Deciphering the current state of the UK mortgage market could take the equivalent of a PhD at the moment, given its complications, who it currently favours, who it might favour in the future, what house prices/interest rates/supply/demand are all doing, and of course not forgetting the rather sizeable impact of both its regulators and the politicians of the day. Thrown in the dreaded B-word, ‘Brexit’, and you add another layer of complexity which you might ordinarily hope to avoid, but there you go.
Advisers of course have to steer clients through all of this and while we stakeholders tend to keep a close eye on what’s happening and how it affects our businesses, clients themselves might only be picking up snippets here and there. Which means when they come to you looking for a sub-1.5% fixed-rate but they’ve only got a 10% deposit, or they have multiple income sources, or they have arrears in their past, then it can become an even trickier market to navigate.
What we might well do is look at the areas in which demand is at its greatest and decide to concentrate our efforts there. The latest UK Finance lending statistics for February – which admittedly already feels a long time ago – do provide some idea of the growing trends within the UK mortgage market, and it will perhaps be of no surprise to see that both remortgaging – residential and buy-to-let – continues to lead the way and provide the considerable foundations on which the market is based.
There has also been much talk about the increasing amount of support for first-time buyers and whether this might actually translate into greater levels of purchasing. The cut to stamp duty – introduced in England and Northern Ireland last November – was (by the time of the Chancellor’s Spring Statement) supposedly meant to have resulted in 60,000 first-timers purchasing in the intervening months. Whether any of those were motivated to purchase because of the stamp duty changes is however a completely different matter altogether.
But, perhaps it doesn’t really matter, with the number of first-timers hitting 25,200 in February, 2.4% up when compared with the same month in 2017, while perhaps of real interest is the number of home-movers. There has been an underlying feeling that first-timers have profited from a raft of Government measures, but it has neglected those further up the ladder that might be having considerable difficulty moving on. After all, if those houses are not freed up, and we continue to build the same number of homes that can be accessed by first-time buyers, then at some point there will be no stock for the new blood to buy.
The UK Finance statistics suggest the problem might not be as deep as we thought, with February’s 24,800 home movers remaining unchanged from the previous year. It is however particularly interesting that first-time buyers now outnumber home movers when this has not been the state of affairs for many, many years. If home mover numbers do continue to slide – as looks likely – then we are in danger of the housing market slowly grinding to a halt in the months and years to come.
This does seem to chime with our own figures – over the course of the last six to eight months, first-time buyer purchase numbers have stayed relatively steady between 40-50%, but then you add in buy-to-let purchase of between 10-15%, and you can see the number of home mover numbers is undoubtedly below first-timers – historically not a place it has been, certainly over the past couple of decades.

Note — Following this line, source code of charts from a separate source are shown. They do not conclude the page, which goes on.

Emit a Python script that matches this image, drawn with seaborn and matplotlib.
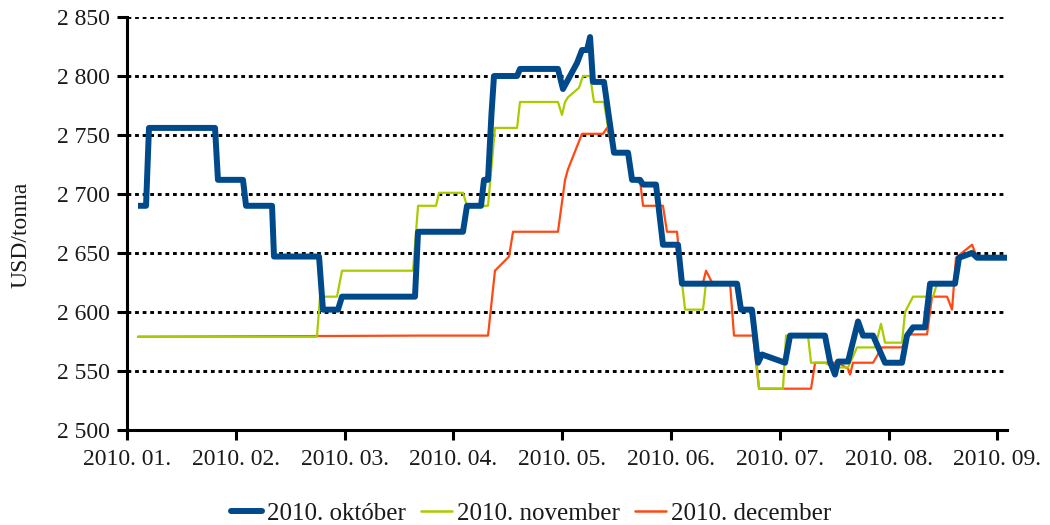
import matplotlib
matplotlib.use("Agg")
import matplotlib.pyplot as plt
import seaborn as sns
import pandas as pd
from matplotlib.lines import Line2D

# ---- data (x = position in months from 2010. 01.) ----
okt_x = [0.101, 0.175, 0.202, 0.809, 0.836, 1.066, 1.094, 1.333, 1.351, 1.765,
         1.801, 1.939, 1.976, 2.647, 2.675, 3.088, 3.125, 3.254, 3.281, 3.318,
         3.350, 3.373, 3.585, 3.612, 3.961, 4.007, 4.136, 4.182, 4.228, 4.256,
         4.283, 4.384, 4.476, 4.605, 4.642, 4.715, 4.743, 4.862, 4.926, 5.064,
         5.101, 5.607, 5.643, 5.744, 5.800, 5.836, 6.048, 6.094, 6.415, 6.461,
         6.507, 6.535, 6.627, 6.719, 6.765, 6.857, 6.967, 7.123, 7.169, 7.224,
         7.335, 7.381, 7.610, 7.647, 7.767, 7.813, 8.088]
okt_y = [2690, 2690, 2756, 2756, 2712, 2712, 2690, 2690, 2647, 2647,
         2602, 2602, 2613, 2613, 2668, 2668, 2690, 2690, 2712, 2712,
         2768, 2800, 2800, 2806, 2806, 2789, 2811, 2822, 2822, 2833,
         2795, 2795, 2735, 2735, 2712, 2712, 2708, 2708, 2657, 2657,
         2624, 2624, 2602, 2602, 2557, 2564, 2557, 2580, 2580, 2558,
         2547, 2558, 2558, 2592, 2580, 2580, 2557, 2557, 2580, 2587,
         2587, 2624, 2624, 2646, 2650, 2646, 2646]

nov_x = [0.101, 1.746, 1.774, 1.930, 1.976, 2.629, 2.675, 2.840, 2.868, 3.088,
         3.125, 3.318, 3.382, 3.585, 3.612, 3.961, 3.998, 4.026, 4.053, 4.154,
         4.191, 4.256, 4.292, 4.384, 4.421, 4.476, 4.605, 4.642, 4.743, 4.862,
         4.926, 5.064, 5.101, 5.129, 5.294, 5.322, 5.607, 5.643, 5.744, 5.809,
         6.029, 6.057, 6.259, 6.287, 6.415, 6.489, 6.627, 6.710, 6.875, 6.930,
         6.967, 7.123, 7.151, 7.224, 7.408, 7.445, 7.610, 7.647, 7.767, 7.813,
         8.088]
nov_y = [2579, 2579, 2613, 2613, 2635, 2635, 2690, 2690, 2701, 2701,
         2690, 2690, 2756, 2756, 2778, 2778, 2767, 2778, 2782, 2790,
         2800, 2800, 2778, 2778, 2756, 2735, 2735, 2712, 2708, 2708,
         2657, 2657, 2625, 2602, 2602, 2625, 2625, 2602, 2602, 2535,
         2535, 2580, 2580, 2557, 2557, 2553, 2553, 2570, 2570, 2590,
         2574, 2574, 2600, 2613, 2613, 2624, 2624, 2646, 2652, 2646,
         2646]

dec_x = [0.101, 2.693, 3.318, 3.382, 3.511, 3.548, 3.961, 4.026, 4.053, 4.182,
         4.375, 4.412, 4.476, 4.605, 4.642, 4.715, 4.743, 4.926, 4.963, 5.055,
         5.101, 5.294, 5.322, 5.377, 5.542, 5.579, 5.754, 5.809, 6.287, 6.324,
         6.535, 6.627, 6.645, 6.673, 6.857, 6.939, 7.123, 7.178, 7.353, 7.399,
         7.537, 7.583, 7.619, 7.767, 7.813, 8.088]
dec_y = [2579, 2580, 2580, 2635, 2647, 2668, 2668, 2712, 2721, 2751,
         2751, 2756, 2735, 2735, 2712, 2712, 2690, 2690, 2668, 2668,
         2625, 2625, 2635, 2625, 2625, 2580, 2580, 2535, 2535, 2557,
         2557, 2552, 2547, 2557, 2557, 2570, 2570, 2581, 2581, 2613,
         2613, 2602, 2646, 2657, 2646, 2646]

series_names = ["2010. október", "2010. november", "2010. december"]
month_labels = ["2010. 01.", "2010. 02.", "2010. 03.", "2010. 04.", "2010. 05.",
                "2010. 06.", "2010. 07.", "2010. 08.", "2010. 09."]
y_ticks = [2500, 2550, 2600, 2650, 2700, 2750, 2800, 2850]
y_label = "USD/tonna"

# ---- style ----
sns.set_style("white")
plt.rcParams["font.family"] = ["Liberation Serif", "DejaVu Serif"]
BLUE, GREEN, RED = "#004A8C", "#A9CC00", "#FF4814"
TXT = "#1a1a1a"
FS = 17

fig = plt.figure(figsize=(10.5, 5.25), dpi=100)
ax = fig.add_axes([127 / 1050, 95 / 525, 880 / 1050, 413 / 525])

sns.lineplot(x=dec_x, y=dec_y, ax=ax, color=RED, linewidth=1.6,
             estimator=None, sort=False, zorder=3)
sns.lineplot(x=nov_x, y=nov_y, ax=ax, color=GREEN, linewidth=1.6,
             estimator=None, sort=False, zorder=4)
sns.lineplot(x=okt_x, y=okt_y, ax=ax, color=BLUE, linewidth=4.3,
             estimator=None, sort=False, zorder=5,
             solid_joinstyle="round", solid_capstyle="butt")

ax.set_xlim(0, 8.088)
ax.set_ylim(2500, 2850)

ax.set_yticks(y_ticks)
ax.set_yticklabels([f"{v:,}".replace(",", " ") for v in y_ticks])
ax.set_xticks(range(len(month_labels)))
ax.set_xticklabels(month_labels)

ax.tick_params(axis="both", labelsize=FS, labelcolor=TXT, color="black",
               width=2.2, length=7, direction="out")
ax.tick_params(axis="x", pad=7)
ax.tick_params(axis="y", pad=5)
ax.tick_params(left=True, bottom=True)

for s in ["top", "right"]:
    ax.spines[s].set_visible(False)
for s in ["left", "bottom"]:
    ax.spines[s].set_color("black")
    ax.spines[s].set_linewidth(2.2)
    ax.spines[s].set_zorder(6)

ax.yaxis.grid(True, color="black", linewidth=2.1, linestyle=(0, (1.3, 1.3)))
ax.xaxis.grid(False)
ax.set_axisbelow(True)

ax.set_xlabel("")
ax.set_ylabel(y_label, fontsize=FS, color=TXT)
ax.yaxis.set_label_coords(-0.108, 0.472)

handles = [Line2D([], [], color=BLUE, linewidth=4.3),
           Line2D([], [], color=GREEN, linewidth=1.8),
           Line2D([], [], color=RED, linewidth=1.8)]
leg = fig.legend(handles, series_names, loc="center",
                 bbox_to_anchor=(531 / 1050, 0.021), ncol=3, frameon=False,
                 fontsize=18, handlelength=1.25, handletextpad=0.2,
                 columnspacing=0.6, borderaxespad=0)
for t in leg.get_texts():
    t.set_color(TXT)

fig.savefig("out.png", dpi=100)
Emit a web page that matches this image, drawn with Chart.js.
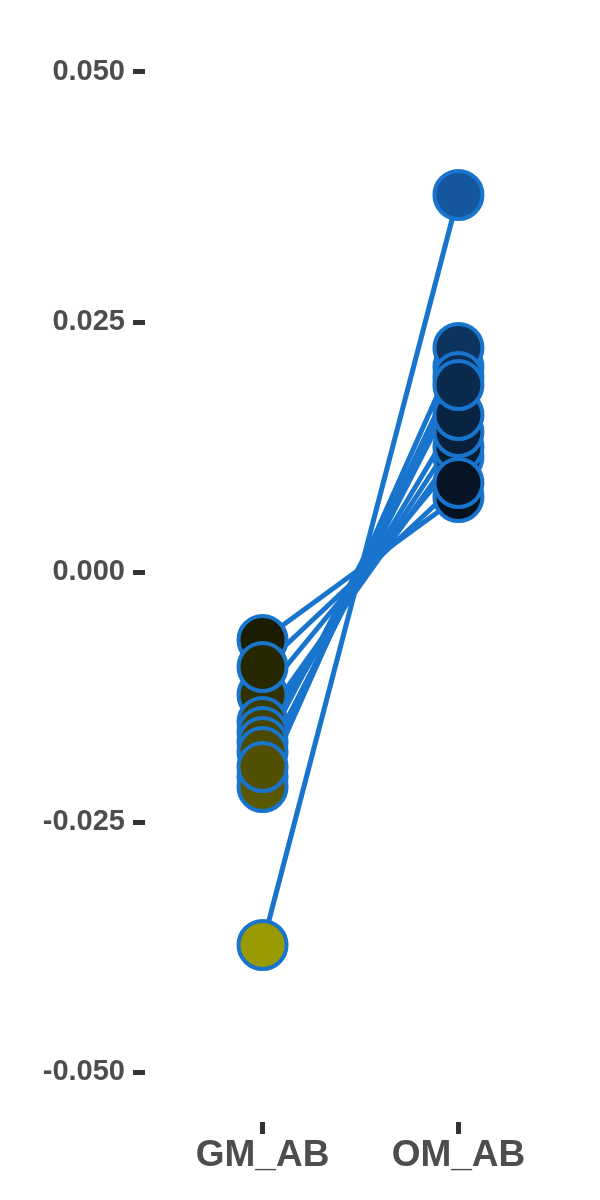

So, where does this leave us? Well, clearly at present we have a dominant remortgage market – not forgetting the opportunities that exist in the product transfer sector; a growing first-time buyer opportunity – with the Government showing no signs of pulling back in terms of its commitment to it; and a number of other specialist areas, notably later life lending/equity release, which are likely to see continued growth in the months and years to come.
Client demand for mortgages in most areas is not falling back, except perhaps home mover; even buy-to-let purchases seem likely to rise as professional and portfolio landlords get to grips with the new taxation environment they’ve been placed in. Plus, when interest rate rises appear to be inevitable – although the big question is when – then clearly there will be many interested borrowers seeking to lock into competitive rates before they slip away. Perhaps forever.
On top of this, advisers not only have the mortgage opportunity, but everything else that comes with it – we’ve just revamped our residential cashback remortgage offer and introduced a similar fixed-fee offering for buy-to-let remortgaging. This is a part of the market that looks unlikely to fall back anytime soon; indeed as people stay in properties longer and landlords look to hold onto them, this appears to be a thriving opportunity. When you’re not seeing clients for two, perhaps three, years it’s the perfect time to reassess their changing needs and ensure they have access to all their needs, be it protection, GI, conveyancing, you name it.
In that sense, the market remains heavily in the adviser’s favour – it’s up to you to handle the twists and turns that always come with our market.